### WHAT TO WORK ON
Repeat exactly the lines running from the first line of the data to the line containing "(0,0) rectangle (550,662);", both ends included, and nothing else; drop the pictures.

### DATA EXTRACT
========

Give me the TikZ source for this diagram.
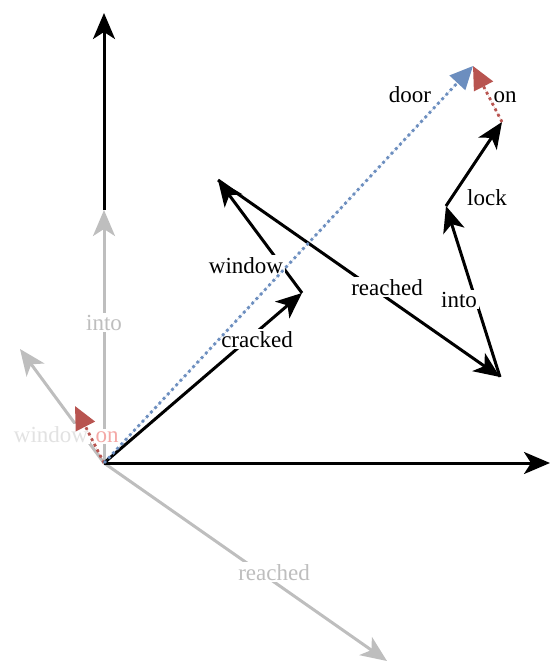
\documentclass[tikz,border=0pt]{standalone}
\usepackage{fontspec}
\setmainfont{Liberation Serif}
\usetikzlibrary{arrows.meta}

\definecolor{ghostgray}{RGB}{190,190,190}
\definecolor{fadegray}{RGB}{226,226,226}
\definecolor{vecblue}{RGB}{108,142,191}
\definecolor{vecred}{RGB}{184,84,80}
\definecolor{fadered}{RGB}{244,168,166}

\begin{document}
\begin{tikzpicture}[x=1pt,y=-1pt]
      \tikzset{
  vec/.style={-{Stealth[length=26pt,width=22pt,inset=7pt]}, line width=3pt},
  ghost/.style={vec, draw=ghostgray},
  dotvec/.style={-{Triangle[length=23pt,width=21pt]}, line width=2.8pt,
    dash pattern=on 2.8pt off 3.4pt},
  lbl/.style={fill=white, inner sep=2pt, anchor=base,
    font=\fontsize{23}{27}\selectfont},
}
\useasboundingbox (0,0) rectangle (550,662);

%% ---- POINTS ----
\coordinate (origin) at (104,463);
\coordinate (xend)   at (550,463);
\coordinate (ytop)   at (104,13);
\coordinate (gInto)  at (104,210);
\coordinate (gWin)   at (20,349);
\coordinate (gReach) at (387,661);
\coordinate (gOn)    at (75,406);
\coordinate (pCrack) at (302,293);
\coordinate (pWin)   at (218,180);
\coordinate (pReach) at (500,377);
\coordinate (pInto)  at (446,206);
\coordinate (pLock)  at (502,122);
\coordinate (pOn)    at (473,66);

%% ---- GHOST VECTORS AT ORIGIN ----
\draw[ghost] (origin) -- (gInto);
\draw[ghost] (origin) -- (gWin);
\draw[ghost] (origin) -- (gReach);
\node[lbl, text=ghostgray] (lgInto)  at (104,330) {into};
\node[lbl, text=ghostgray] (lgReach) at (274,580) {reached};

%% ---- AXES ----
\draw[vec] (origin) -- (xend);
\draw[vec] (gInto) -- (ytop);

%% ---- FADED LABELS ----
\node[lbl, text=fadegray] (lgWin) at (51,442) {window};
\node[lbl, text=fadered]  (lgOn)  at (107,442) {on};
\draw[dotvec, draw=vecred, fill=vecred] (origin) -- (gOn);

%% ---- WORD CHAIN ----
\draw[vec] (origin) -- (pCrack);
\draw[vec] (pCrack) -- (pWin);
\draw[vec] (pWin)   -- (pReach);
\draw[vec] (pReach) -- (pInto);
\draw[vec] (pInto)  -- (pLock);

\node[lbl] (lCrack) at (257,347) {cracked};
\node[lbl] (lWin)   at (246,273) {window};
\node[lbl] (lReach) at (387,295) {reached};
\node[lbl] (lInto)  at (459,307) {into};
\node[lbl] (lLock)  at (487,205) {lock};
\node[lbl] (lDoor)  at (410,102) {door};
\node[lbl] (lOn)    at (505,102) {on};

%% ---- DOTTED RESULT VECTORS ----
\draw[dotvec, draw=vecred, fill=vecred] (pLock) -- (pOn);
\draw[dotvec, draw=vecblue, fill=vecblue] (origin) -- (pOn);

    \end{tikzpicture}
\end{document}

========

### ANSWER BELOW
Give me the TikZ source for this diagram.
\documentclass[tikz,border=0pt]{standalone}
\usepackage{fontspec}
\setmainfont{Liberation Serif}
\usetikzlibrary{arrows.meta}

\definecolor{ghostgray}{RGB}{190,190,190}
\definecolor{fadegray}{RGB}{226,226,226}
\definecolor{vecblue}{RGB}{108,142,191}
\definecolor{vecred}{RGB}{184,84,80}
\definecolor{fadered}{RGB}{244,168,166}

\begin{document}
\begin{tikzpicture}[x=1pt,y=-1pt]
      \tikzset{
  vec/.style={-{Stealth[length=26pt,width=22pt,inset=7pt]}, line width=3pt},
  ghost/.style={vec, draw=ghostgray},
  dotvec/.style={-{Triangle[length=23pt,width=21pt]}, line width=2.8pt,
    dash pattern=on 2.8pt off 3.4pt},
  lbl/.style={fill=white, inner sep=2pt, anchor=base,
    font=\fontsize{23}{27}\selectfont},
}
\useasboundingbox (0,0) rectangle (550,662);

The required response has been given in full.